Senate Majority Leader Mike Shirkey, in a video posted on YouTube of a meeting with Hillsdale County Republican Party officials, said of the Capitol insurrection in which five people died: “It was all staged.”
About a half an hour into the video Shirkey can also be heard asking, “Why wasn’t there more security there?” He accused Senate Minority Leader Mitch McConnell of being involved, saying McConnell “is part of the decision making how much security they have on stand. I think they wanted to have a mess.”
Shirkey on Tuesday issued a statement that didn’t directly address his outlandish claims, but said he regretted the words he chose and his “insensitive comments.”
“I said some things in a videoed conversation that are not fitting for the role I am privileged to serve. I own that. I have many flaws,” Shirkey said. “Being passionate coupled with an occasional lapse in restraint of tongue are at least two of them.”
The Metro Times in Detroit first reported Shirkey’s comments, which also included remarks that sexualized Michigan Gov. Gretchen Whitmer.

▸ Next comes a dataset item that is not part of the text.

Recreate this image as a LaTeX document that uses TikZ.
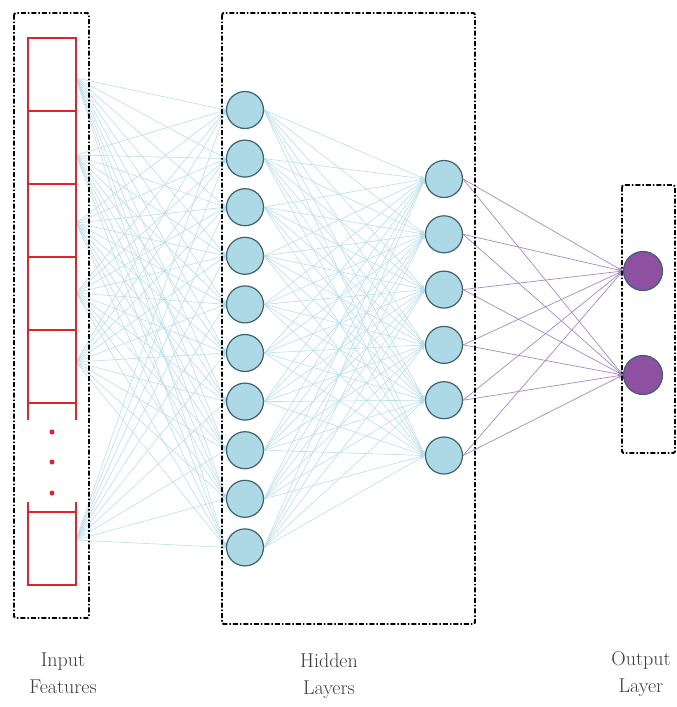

The video was posted to the YouTube account of Reclaim Our American Republic last week. The video’s description, in part, reads “The Hillsdale County Republican Party has had enough of RINO”s,” meaning Republicans in Name Only. “We will continue to flush them out of our local party.”
A day after this meeting, the county GOP censured Shirkey for backing a ban on firearms at the state Capitol, according to a press release from the organization.
The organization’s secretary Jon Smith, told CNN that he posted the video, which he surreptitiously recorded, on his personal YouTube page because he didn’t trust Shirkey “to be honest with me and I wanted to expose his lies and I might need it to keep it for my own record.”
The FBI has arrested hundreds of participants in the siege and has said members of right-wing extremist groups took part. Footage of the riots, much of which was captured by participants on their own phones and shared on social media, clearly show that former President Donald Trump supporters stormed the building while wearing Trump 2020 shirts and other Trump-related paraphernalia.